Because the government’s public position is so inchoate at present, it is difficult to know how likely it is that these proposals (such as they are) will be implemented and, if they are, what consequences are likely to ensue. Indeed, given that human-rights reform did not feature at all in any of the major speeches at the 2015 Conservative Party conference, it is not clear whether — and, if so, to what extent — this issue has been placed on the backburner by Justice Secretary Michael Gove. In any event, it is worth noting that pre-election indications that HRA repeal would occur very soon after the election have given way to a more measured position on the part of the Government (not least because of indications of unease among some sections of the Conservative parliamentary party).

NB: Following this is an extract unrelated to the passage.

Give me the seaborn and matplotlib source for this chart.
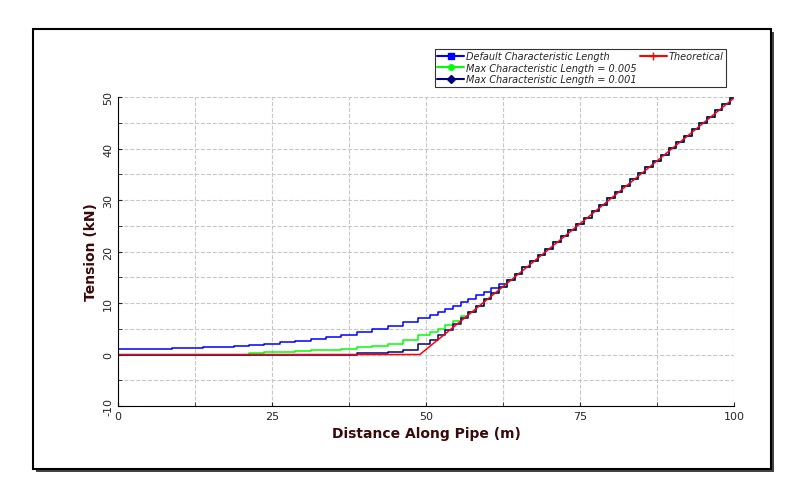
import numpy as np
import matplotlib
matplotlib.use("Agg")
import matplotlib.pyplot as plt
import seaborn as sns
from matplotlib.patches import Rectangle
from matplotlib.lines import Line2D

plt.rcParams['font.family'] = 'Liberation Sans'
plt.rcParams['axes.unicode_minus'] = False
sns.set_style('white')

# --- data ---
# head part sampled every 2.5 m, tail (on the theoretical line) every 1.25 m from 50 m
head_x = np.arange(0, 50, 2.5)
tail_x = np.arange(50, 100.01, 1.25)
tail_y = [1.0, 2.2, 3.4, 4.7, 5.9, 7.1, 8.3, 9.5, 10.7, 12.0, 13.2, 14.4, 15.6, 16.9,
          18.1, 19.3, 20.5, 21.8, 23.0, 24.2, 25.4, 26.6, 27.8, 29.1, 30.3, 31.5, 32.7,
          34.0, 35.2, 36.4, 37.6, 38.8, 40.1, 41.3, 42.5, 43.7, 45.0, 46.2, 47.4, 48.6, 49.8]
default_head = [1.0, 1.0, 1.1, 1.1, 1.2, 1.3, 1.4, 1.5, 1.7, 1.9, 2.1, 2.4, 2.7, 3.0,
                3.4, 3.8, 4.3, 4.9, 5.5, 6.3]
default_mid = [7.1, 7.6, 8.2, 8.8, 9.5, 10.1, 10.8, 11.5, 12.2, 12.9, 13.6, 14.5]  # 50..63.75
max_005_head = [0.0] * 9 + [0.3, 0.4, 0.5, 0.6, 0.8, 0.9, 1.1, 1.4, 1.7, 2.1, 2.8]
max_005_mid = [3.7, 4.3, 5.0, 5.8, 6.6, 7.5]  # 50..56.25
max_001_head = [0.0] * 16 + [0.2, 0.3, 0.5, 0.9]
max_001_mid = [2.0, 2.8, 3.8]  # 50..52.5
theory_x = [0, 49, 100]
theory_y = [0, 0, 49.8]


def series(head, mid):
    y = head + mid + tail_y[len(mid):]
    x = np.concatenate([head_x, tail_x])
    return x, y


fig = plt.figure(figsize=(7.88, 5.02), dpi=100)
fig.patches.append(Rectangle((36/788, 1-473/502), 738/788, 440/502, transform=fig.transFigure,
                             facecolor='#444444', edgecolor='none', zorder=0))
fig.patches.append(Rectangle((33/788, 1-470/502), 738/788, 440/502, transform=fig.transFigure,
                             facecolor='white', edgecolor='black', lw=1.5, zorder=1))
ax = fig.add_axes([118/788, 1-407/502, 616/788, 309/502])
ax.set_zorder(2)

x, y = series(default_head, default_mid)
sns.lineplot(x=x, y=y, drawstyle='steps-mid', color='#0000ff', lw=1.1, ax=ax)
x, y = series(max_005_head, max_005_mid)
sns.lineplot(x=x, y=y, drawstyle='steps-mid', color='#00ff00', lw=1.1, ax=ax)
x, y = series(max_001_head, max_001_mid)
sns.lineplot(x=x, y=y, drawstyle='steps-mid', color='#000080', lw=1.1, ax=ax)
sns.lineplot(x=theory_x, y=theory_y, color='#ff0000', lw=1.1, ax=ax)

ax.set_xlim(0, 100)
ax.set_ylim(-10, 50)
ax.set_xticks([0, 25, 50, 75, 100])
ax.set_xticks([12.5, 37.5, 62.5, 87.5], minor=True)
ax.set_yticks(range(-10, 51, 10))
ax.set_yticks(range(-5, 51, 10), minor=True)
ax.grid(True, which='both', ls='--', color='#c8c8c8', lw=0.8)
for s in ['top', 'right']:
    ax.spines[s].set_visible(False)
for s in ['left', 'bottom']:
    ax.spines[s].set_color('black')
    ax.spines[s].set_linewidth(0.8)
ax.tick_params(axis='both', which='both', direction='in', length=3, labelsize=8, left=True, bottom=True)
for lbl in ax.get_yticklabels():
    lbl.set_rotation(90)
    lbl.set_va('center')
ax.set_xlabel('Distance Along Pipe (m)', fontsize=10, fontweight='bold', color='#3a0a0a')
ax.set_ylabel('Tension (kN)', fontsize=10, fontweight='bold', color='#3a0a0a')

handles = [Line2D([], [], color='#0000ff', marker='s', ms=4),
           Line2D([], [], color='#00ff00', marker='o', ms=4),
           Line2D([], [], color='#000080', marker='D', ms=4),
           Line2D([], [], color='#ff0000', marker='+', ms=6),
           Line2D([], [], color='none'), Line2D([], [], color='none')]
labels = ['Default Characteristic Length', 'Max Characteristic Length = 0.005',
          'Max Characteristic Length = 0.001', 'Theoretical', '', '']
leg = fig.legend(handles, labels, ncol=2, loc='upper right',
                 bbox_to_anchor=(731/788, 1-45/502),
                 prop={'style': 'italic', 'size': 7}, frameon=True, fancybox=False,
                 edgecolor='black', handlelength=2.8, handletextpad=0.2, columnspacing=0.3,
                 labelspacing=0.15, borderpad=0.25)
leg.get_frame().set_linewidth(0.8)
leg.set_zorder(5)

fig.savefig('out.png', dpi=100)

It now appears that when (or if) proposals are published this autumn, this will be the beginning of a consultation process; no firm timetable has been laid down for the repeal of the HRA or the enactment of replacement legislation. Meanwhile, it is worth noting that the political difficulties involved in implementing this strategy are not likely to be confined to the Conservative backbenches. The House of Lords may well prove an obstacle, while the resistance of the devolved administrations to HRA repeal could well be an insuperable stumbling block. Indeed, it would involve no exaggeration to say that the Government is likely to find out that, the doctrine of parliamentary sovereignty notwithstanding, the HRA may well turn out to be a more entrenched feature of our (political) constitutional landscape than has hitherto been supposed by those who have advocated getting rid of it.